Flexibility and diligence
“Online education is a great option because it meets students where they are in their life,” says Glick. But that flexibility cannot be treated lightly. 

Botchwey says that students should expect a high-paced, busy schedule for the duration of the online program. Good organization, meticulous preparation and planning ahead—with project deadlines and exams clearly marked on students’ calendars—are key to online learning success. “It’s hard for students to catch up once they fall behind,” she adds.

Bethany Ulman, OSU Ecampus student success coach, elaborates. “Time is usually the biggest challenge for students who learn online,” she says. “Online students typically have competing demands for their time from family, work, community obligations and school. Finding a balance and feeling comfortable prioritizing different aspects are usually where students struggle.”

Building global communities
Experts agree that studying online does not mean being alone.  “Our students create robust and vibrant communities, where they help and support each other,” says Gazi. “These communities are diverse and increase the sense of belonging.”

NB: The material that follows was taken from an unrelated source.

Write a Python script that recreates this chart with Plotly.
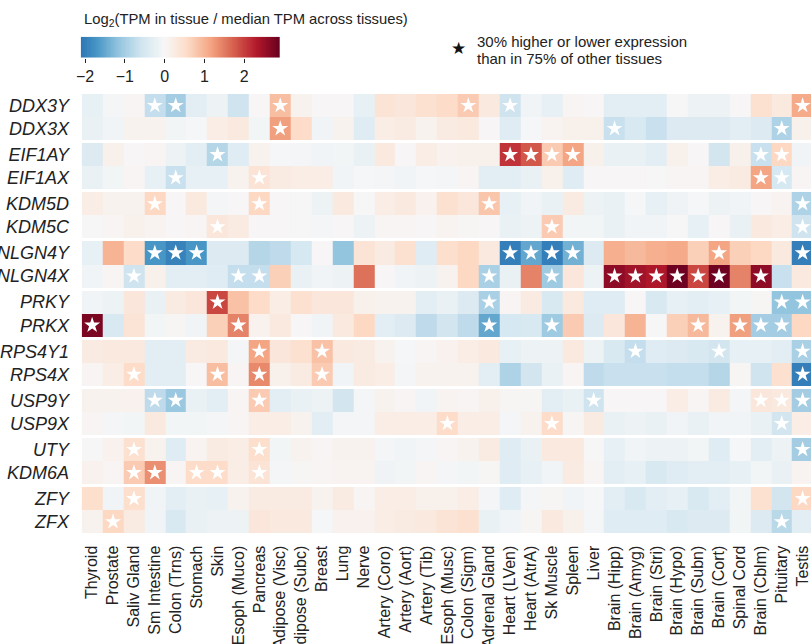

Online students also become valued members of the overall university communities. “Ecampus students are Oregon State students,” says Glick, “and it is a growing population. We have graduates doing amazing things all across India and the world. And, being a graduate of OSU can open a lot of doors. They are part of a global network of classmates, who interact through online discussion forums, video conferencing software and in virtual communities.”
 

Michael Gallant is the founder and chief executive officer of Gallant Music. He lives in New York City.